* **Source material**
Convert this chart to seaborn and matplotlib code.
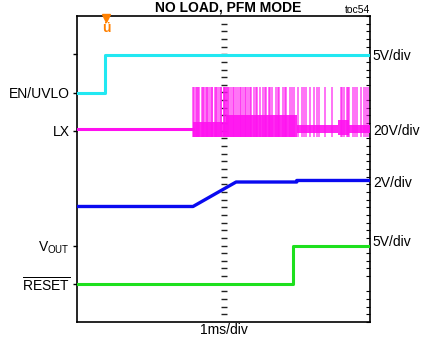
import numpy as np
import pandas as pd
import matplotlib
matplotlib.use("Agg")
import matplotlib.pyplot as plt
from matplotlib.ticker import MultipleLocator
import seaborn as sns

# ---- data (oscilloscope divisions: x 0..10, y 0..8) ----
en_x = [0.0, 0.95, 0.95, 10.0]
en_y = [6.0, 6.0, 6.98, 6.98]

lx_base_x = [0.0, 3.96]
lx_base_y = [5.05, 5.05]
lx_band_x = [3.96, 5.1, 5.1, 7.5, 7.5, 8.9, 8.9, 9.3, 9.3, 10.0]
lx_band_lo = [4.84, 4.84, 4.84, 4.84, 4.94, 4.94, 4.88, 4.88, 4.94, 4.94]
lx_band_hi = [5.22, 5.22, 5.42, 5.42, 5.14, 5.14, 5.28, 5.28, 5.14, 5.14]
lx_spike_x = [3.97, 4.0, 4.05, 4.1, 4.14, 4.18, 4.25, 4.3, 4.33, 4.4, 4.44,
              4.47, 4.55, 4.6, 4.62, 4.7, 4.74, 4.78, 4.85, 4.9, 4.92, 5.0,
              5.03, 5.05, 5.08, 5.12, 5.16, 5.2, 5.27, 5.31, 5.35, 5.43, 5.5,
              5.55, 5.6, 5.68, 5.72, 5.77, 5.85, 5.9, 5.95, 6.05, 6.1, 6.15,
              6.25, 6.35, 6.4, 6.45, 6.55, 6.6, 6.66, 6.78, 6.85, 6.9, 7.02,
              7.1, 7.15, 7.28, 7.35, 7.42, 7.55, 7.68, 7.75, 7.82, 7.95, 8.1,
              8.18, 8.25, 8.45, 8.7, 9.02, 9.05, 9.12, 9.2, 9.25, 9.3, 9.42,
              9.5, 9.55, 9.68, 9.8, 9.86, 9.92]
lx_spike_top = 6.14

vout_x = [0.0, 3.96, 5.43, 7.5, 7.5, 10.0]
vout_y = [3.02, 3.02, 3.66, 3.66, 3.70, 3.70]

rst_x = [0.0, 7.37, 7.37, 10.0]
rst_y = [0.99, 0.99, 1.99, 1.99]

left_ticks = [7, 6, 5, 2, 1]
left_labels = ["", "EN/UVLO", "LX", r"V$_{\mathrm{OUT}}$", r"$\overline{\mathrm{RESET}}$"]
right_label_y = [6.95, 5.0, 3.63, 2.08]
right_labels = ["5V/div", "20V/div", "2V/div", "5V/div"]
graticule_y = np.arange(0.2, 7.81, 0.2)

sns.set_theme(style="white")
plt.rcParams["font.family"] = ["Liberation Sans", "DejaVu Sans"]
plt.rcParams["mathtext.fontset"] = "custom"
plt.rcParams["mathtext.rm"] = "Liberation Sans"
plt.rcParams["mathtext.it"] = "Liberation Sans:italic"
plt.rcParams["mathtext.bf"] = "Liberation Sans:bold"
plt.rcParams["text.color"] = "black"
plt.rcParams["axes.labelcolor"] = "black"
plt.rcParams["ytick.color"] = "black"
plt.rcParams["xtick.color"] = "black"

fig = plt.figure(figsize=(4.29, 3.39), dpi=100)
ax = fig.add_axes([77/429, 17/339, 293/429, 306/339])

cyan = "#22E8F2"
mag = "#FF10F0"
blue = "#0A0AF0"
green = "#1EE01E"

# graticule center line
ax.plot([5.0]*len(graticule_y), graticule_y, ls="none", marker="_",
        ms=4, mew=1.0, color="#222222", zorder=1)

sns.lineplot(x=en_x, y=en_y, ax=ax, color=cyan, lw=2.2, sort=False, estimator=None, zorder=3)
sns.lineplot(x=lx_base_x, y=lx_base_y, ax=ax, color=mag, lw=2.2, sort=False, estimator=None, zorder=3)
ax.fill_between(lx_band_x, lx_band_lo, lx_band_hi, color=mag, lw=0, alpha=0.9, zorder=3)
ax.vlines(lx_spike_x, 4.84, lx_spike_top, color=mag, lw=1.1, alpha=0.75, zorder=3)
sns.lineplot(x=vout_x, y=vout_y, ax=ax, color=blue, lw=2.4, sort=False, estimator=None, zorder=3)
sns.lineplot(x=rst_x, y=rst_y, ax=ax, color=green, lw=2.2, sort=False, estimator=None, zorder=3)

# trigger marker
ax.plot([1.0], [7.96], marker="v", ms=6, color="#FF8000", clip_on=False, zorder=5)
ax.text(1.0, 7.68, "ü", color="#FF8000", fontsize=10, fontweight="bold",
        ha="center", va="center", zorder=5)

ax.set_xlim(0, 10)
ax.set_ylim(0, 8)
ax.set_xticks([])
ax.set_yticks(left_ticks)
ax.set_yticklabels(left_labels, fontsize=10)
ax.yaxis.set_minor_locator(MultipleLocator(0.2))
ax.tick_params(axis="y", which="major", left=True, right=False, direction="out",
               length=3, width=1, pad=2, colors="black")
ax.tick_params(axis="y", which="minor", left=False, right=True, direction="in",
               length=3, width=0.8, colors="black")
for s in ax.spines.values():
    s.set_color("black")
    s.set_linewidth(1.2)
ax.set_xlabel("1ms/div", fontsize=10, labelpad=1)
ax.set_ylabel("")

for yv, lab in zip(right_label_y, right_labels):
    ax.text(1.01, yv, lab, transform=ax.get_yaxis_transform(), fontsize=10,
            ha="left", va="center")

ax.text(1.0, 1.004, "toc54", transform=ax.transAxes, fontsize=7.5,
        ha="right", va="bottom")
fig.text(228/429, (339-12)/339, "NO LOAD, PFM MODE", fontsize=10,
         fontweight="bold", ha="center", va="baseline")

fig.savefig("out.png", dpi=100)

* **What you have to do**
Write out an exact copy of the listing, first line through the line containing "import seaborn as sns", with the pictures left out.

* **Solution**
Convert this chart to seaborn and matplotlib code.
import numpy as np
import pandas as pd
import matplotlib
matplotlib.use("Agg")
import matplotlib.pyplot as plt
from matplotlib.ticker import MultipleLocator
import seaborn as sns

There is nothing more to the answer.